Can I live off bonds only if I have a large portfolio?
Possibly, if your portfolio is very large relative to your spending. For example, a $3 million portfolio generating 4% ($120,000/year) in bond income might work for someone withdrawing $50,000/year. But for a $1 million portfolio and a $40,000 withdrawal, bond income alone is insufficient.
Should I have all my bonds in the bond market, or can I use bond ladders?
Both work. A bond ladder (buying individual bonds maturing each year) locks in yields and provides predictability. A bond fund offers diversification and professional management. Neither changes the core math: you still need equities for long-term growth.
What if I retire early at 50?
At 50, with a potential 45-year retirement, you might own 70–80% stocks and 20–30% bonds. Your time horizon is longer, so you can tolerate more volatility. Adjust your allocation as you age into your 70s and 80s using a glide path.
How do I adjust my allocation when markets are down?
Market downturns are the best times to rebalance: you are automatically buying stocks low. If your target is 60/40 and the market crash has pushed you to 50/50, rebalance by moving bond proceeds into stocks. This discipline compounds over decades.
Does inflation make the case for stocks even stronger?
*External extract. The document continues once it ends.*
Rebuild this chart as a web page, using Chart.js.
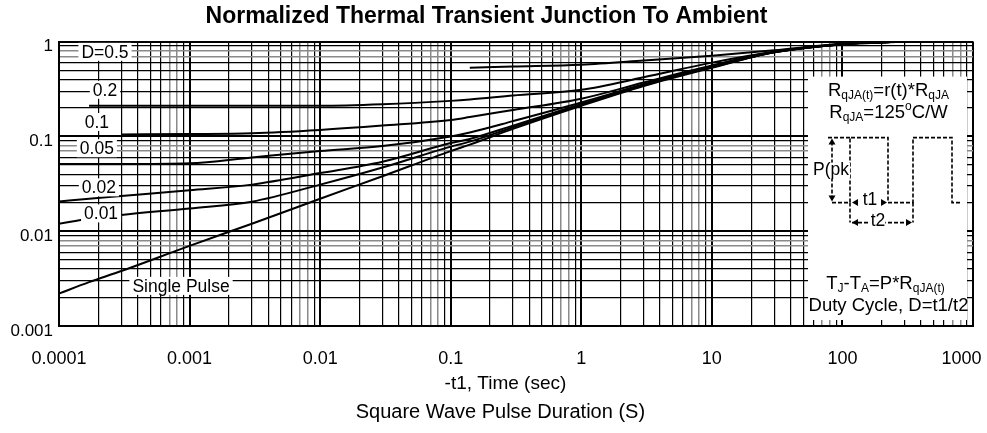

Yes. Historically, stocks are the only major asset class that reliably beat inflation over long periods. Since 1926, U.S. stocks have returned ~10% annually; inflation has averaged ~3%. Bonds return ~4–5%, barely ahead of inflation. If you are in retirement for 30 years with 2–3% inflation, you must own equities to maintain purchasing power.
Related concepts
- How do you plan withdrawals to last 30+ years?
- Why does sequence-of-returns risk matter?
- What is a tax-efficient withdrawal order?
- How do you balance growth and safety in your portfolio?
Summary
Being too conservative too soon is a silent killer of retirement dreams. While market volatility feels scary, the real risk in a 30-year retirement is that your money loses the race to inflation. A 60–70% stock allocation, gradually reducing over time via a glide path, is the mathematically sound way to sustain your lifestyle for decades. Bonds and cash have their place—particularly in the first 5 years to weather sequence-of-returns risk—but over-reliance on them transforms a market downturn (recoverable) into a math problem (permanent).